A leading newspaper described the celebrations of the 13th anniversary of the October Revolution in 1930 in these words: "First came school boys and girls, then adolescents from factory schools, then men and women from the factories. Leading workers carried rifles at the ready, piercing with bayonets the dummies of saboteurs, bureaucrats, idlers, and Party members who betrayed Communist principles. Workers of the Ryazan tram depot displayed a huge model of a tramcar labeled "Next stop — Communism!" And, overhead, aeroplanes rolled over like pigeons as Soviet pilots showed the art of stunt flying."

The columns moved slowly through all of Moscow, making short stops for miniperformances. The most important point was Red Square, where the marchers were greeted by Stalin and other Soviet leaders, standing on the Mausoleum. A documentary from those days shows the marchers playing up to Stalin and Stalin encouraging them by pretending to play an accordion. As the years passed, the slogan "Glory to the Great Stalin!" sounded ever louder, and pictures of Stalin loomed larger than ever in the human sea. Now such leaders of the world proletariat as Marx, Engels and Lenin faded into the background and at the peak of Stalin's personality cult in 1937 were reduced to no more than walk-on roles.

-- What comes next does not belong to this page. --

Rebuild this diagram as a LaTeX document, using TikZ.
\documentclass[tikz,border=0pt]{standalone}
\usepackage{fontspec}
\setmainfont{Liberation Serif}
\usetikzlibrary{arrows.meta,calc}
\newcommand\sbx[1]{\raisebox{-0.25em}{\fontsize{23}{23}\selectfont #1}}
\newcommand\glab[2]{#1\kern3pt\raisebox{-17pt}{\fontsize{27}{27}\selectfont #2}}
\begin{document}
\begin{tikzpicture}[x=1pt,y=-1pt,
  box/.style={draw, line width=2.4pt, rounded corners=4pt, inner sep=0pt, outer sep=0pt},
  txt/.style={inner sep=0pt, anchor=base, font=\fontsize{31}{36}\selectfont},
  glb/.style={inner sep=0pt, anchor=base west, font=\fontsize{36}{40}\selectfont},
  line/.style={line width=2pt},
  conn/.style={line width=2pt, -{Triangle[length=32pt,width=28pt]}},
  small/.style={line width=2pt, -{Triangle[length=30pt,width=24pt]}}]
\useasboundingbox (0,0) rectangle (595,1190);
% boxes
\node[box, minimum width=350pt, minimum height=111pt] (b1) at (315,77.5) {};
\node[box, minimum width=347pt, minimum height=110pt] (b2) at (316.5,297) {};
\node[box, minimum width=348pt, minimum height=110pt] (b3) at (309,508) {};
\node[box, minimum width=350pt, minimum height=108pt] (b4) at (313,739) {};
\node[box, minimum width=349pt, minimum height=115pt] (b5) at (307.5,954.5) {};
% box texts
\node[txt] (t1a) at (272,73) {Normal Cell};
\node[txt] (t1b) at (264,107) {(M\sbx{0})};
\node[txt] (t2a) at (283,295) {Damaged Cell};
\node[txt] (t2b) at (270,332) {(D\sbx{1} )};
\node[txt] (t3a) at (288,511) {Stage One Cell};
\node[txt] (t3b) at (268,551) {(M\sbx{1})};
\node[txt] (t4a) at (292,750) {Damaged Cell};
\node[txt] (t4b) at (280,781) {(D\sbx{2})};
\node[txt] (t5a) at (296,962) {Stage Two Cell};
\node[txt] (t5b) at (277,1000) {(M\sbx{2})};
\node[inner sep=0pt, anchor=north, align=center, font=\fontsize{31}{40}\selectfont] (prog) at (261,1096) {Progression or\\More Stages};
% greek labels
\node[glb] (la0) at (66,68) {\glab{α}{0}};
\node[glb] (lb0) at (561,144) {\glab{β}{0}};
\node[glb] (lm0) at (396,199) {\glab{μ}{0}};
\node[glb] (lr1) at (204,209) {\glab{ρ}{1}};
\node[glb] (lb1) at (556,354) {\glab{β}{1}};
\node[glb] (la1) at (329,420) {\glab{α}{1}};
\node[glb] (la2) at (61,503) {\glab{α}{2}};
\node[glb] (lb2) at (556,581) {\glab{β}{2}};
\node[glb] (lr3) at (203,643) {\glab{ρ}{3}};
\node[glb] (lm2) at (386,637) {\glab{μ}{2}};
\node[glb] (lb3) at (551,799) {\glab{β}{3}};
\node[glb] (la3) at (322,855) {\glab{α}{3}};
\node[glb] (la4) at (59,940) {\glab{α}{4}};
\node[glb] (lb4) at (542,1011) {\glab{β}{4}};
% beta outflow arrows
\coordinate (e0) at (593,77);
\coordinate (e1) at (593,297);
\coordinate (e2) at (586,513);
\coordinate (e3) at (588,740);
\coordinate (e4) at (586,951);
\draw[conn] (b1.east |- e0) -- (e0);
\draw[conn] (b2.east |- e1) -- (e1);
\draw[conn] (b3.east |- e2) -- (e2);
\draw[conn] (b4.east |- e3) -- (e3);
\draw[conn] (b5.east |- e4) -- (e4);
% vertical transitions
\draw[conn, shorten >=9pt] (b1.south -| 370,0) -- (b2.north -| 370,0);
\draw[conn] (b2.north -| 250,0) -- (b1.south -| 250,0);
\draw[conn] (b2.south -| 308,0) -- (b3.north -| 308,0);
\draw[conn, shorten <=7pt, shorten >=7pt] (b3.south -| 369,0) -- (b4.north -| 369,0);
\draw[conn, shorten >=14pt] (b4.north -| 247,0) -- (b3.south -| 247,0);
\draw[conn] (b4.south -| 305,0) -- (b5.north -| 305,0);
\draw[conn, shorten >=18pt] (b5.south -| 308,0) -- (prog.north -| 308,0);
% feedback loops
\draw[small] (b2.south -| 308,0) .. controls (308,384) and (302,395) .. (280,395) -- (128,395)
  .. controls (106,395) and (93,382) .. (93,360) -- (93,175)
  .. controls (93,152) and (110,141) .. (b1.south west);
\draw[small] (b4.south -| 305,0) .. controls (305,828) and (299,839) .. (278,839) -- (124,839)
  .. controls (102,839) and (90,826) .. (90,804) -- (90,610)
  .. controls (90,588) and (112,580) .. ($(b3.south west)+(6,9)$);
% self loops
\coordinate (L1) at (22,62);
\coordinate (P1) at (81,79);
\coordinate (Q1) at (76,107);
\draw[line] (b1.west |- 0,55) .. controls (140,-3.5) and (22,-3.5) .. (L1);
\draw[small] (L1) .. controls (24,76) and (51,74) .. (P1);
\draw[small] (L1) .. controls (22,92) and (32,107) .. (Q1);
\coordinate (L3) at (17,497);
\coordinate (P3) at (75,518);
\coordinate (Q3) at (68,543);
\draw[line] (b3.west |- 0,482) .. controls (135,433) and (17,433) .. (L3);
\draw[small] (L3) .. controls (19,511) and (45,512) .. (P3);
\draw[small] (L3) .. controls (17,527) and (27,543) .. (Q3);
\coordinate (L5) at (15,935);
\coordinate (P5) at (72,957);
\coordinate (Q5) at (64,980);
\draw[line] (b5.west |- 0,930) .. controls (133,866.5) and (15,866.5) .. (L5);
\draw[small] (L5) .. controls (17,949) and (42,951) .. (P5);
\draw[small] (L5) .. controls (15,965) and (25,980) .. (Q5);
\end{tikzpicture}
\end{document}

In 1937 the leading Communist daily Pravda included in its description of the May Day celebrations these words: "High in the dark sky hung a gigantic portrait of Comrade Stalin. It could be seen from any point in Moscow. Past this shining portrait, over the rejoicing capital, silver dirigibles sailed like ships in a vast ocean, carrying portraits of Marx, Engels and Lenin illuminated with spotlights."

Performances by athletes came to be regarded as the best gifts for Stalin and were soon an indispensable feature of every celebration. The summer of 1936 even saw a special march-past of athletes on Red Square, a truly spectacular event. 110,000 men and girls in shorts and T-shirts advanced with a quick step, heads held high, rank after rank, 20 in each. The march was followed by exhibition performances: boxers met in short bouts, gymnasts jumped with ribbons, and men and girls did exercises lying on small rugs. The most spectacular shows were staged by the celebrated  choreographer Igor Moiseyev, then the leader of a folk dance company. Stalin enjoyed his dances and once asked Moiseyev to prepare a number specially for athletes. The number was called "If War Begins Tomorrow".

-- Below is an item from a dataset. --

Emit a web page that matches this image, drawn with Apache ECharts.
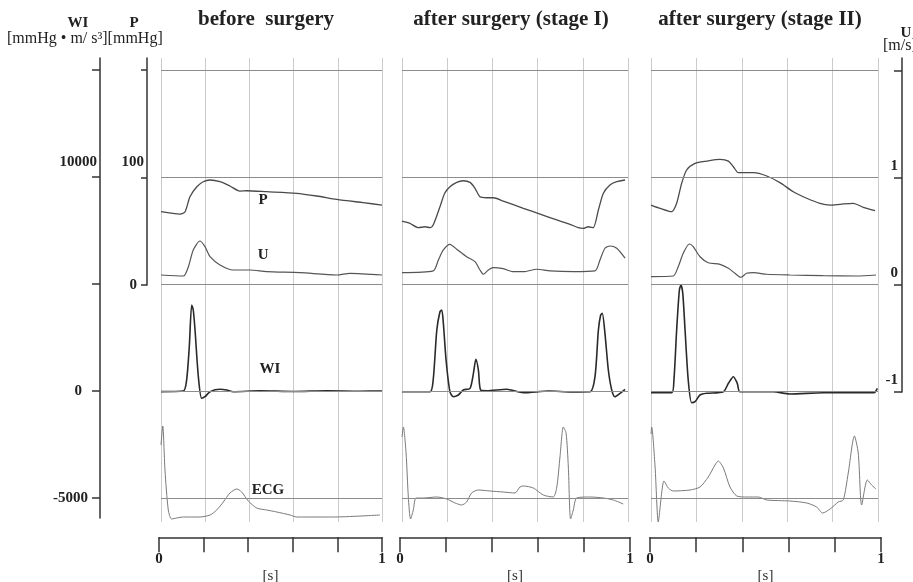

Igor Moiseyev recalled later: "Athletes carrying boards ran out onto the square. They put the boards on their shoulders, then other athletes climbed on top and still others climbed on top of them. Each of the resulting three-level pyramids was crowned by an athlete depicting some sport. One posed as a swimmer ready to dive, another as a discus thrower about to hurl the discus. Suddenly a poster with the words "If War Begins Tomorrow" appeared in front of the pyramids and the pyramids collapsed. The next moment viewers saw a bridge of boards on the athletes' shoulders stretching across the square. Motorcycles raced across the bridge and battle scenes followed."

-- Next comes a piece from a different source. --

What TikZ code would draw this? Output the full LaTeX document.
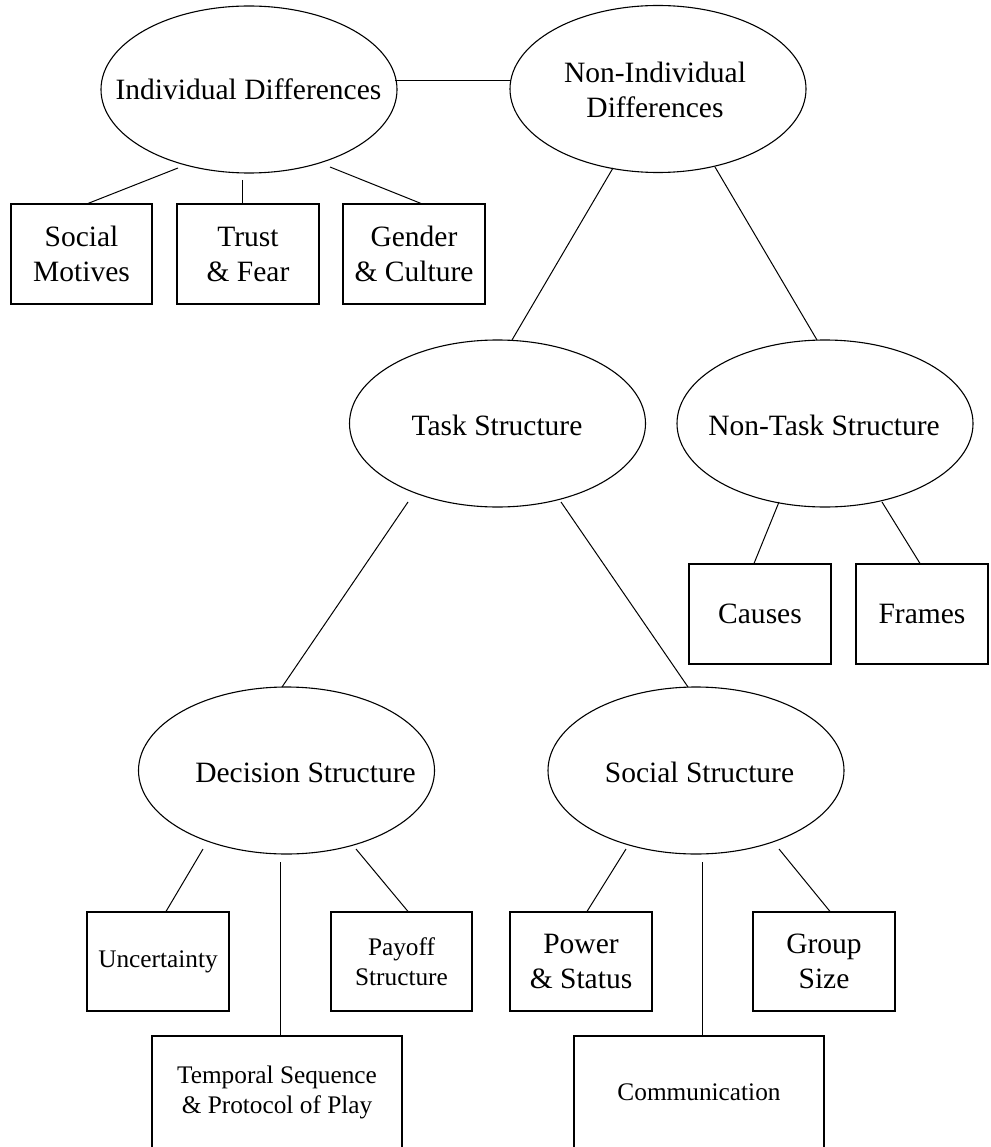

From Red Square athletic shows shifted to parks and stadiums, where racing in bags, racing with an egg on a spoon held between the teeth, motorcycle soccer and other amusing competitions lasted late into the night. When the shows ended, there were enthusiasts who said they'd like to see the whole city drawn into such merrymaking. But this never happened.

The Great Patriotic War of 1941-1945 needed parades of a different kind. The parades held after the war were never like those in the thirties. They became less and less exciting and finally degraded into a monotonous obligatory ritual. When the Soviet Union ceased to exist they became a thing of the past.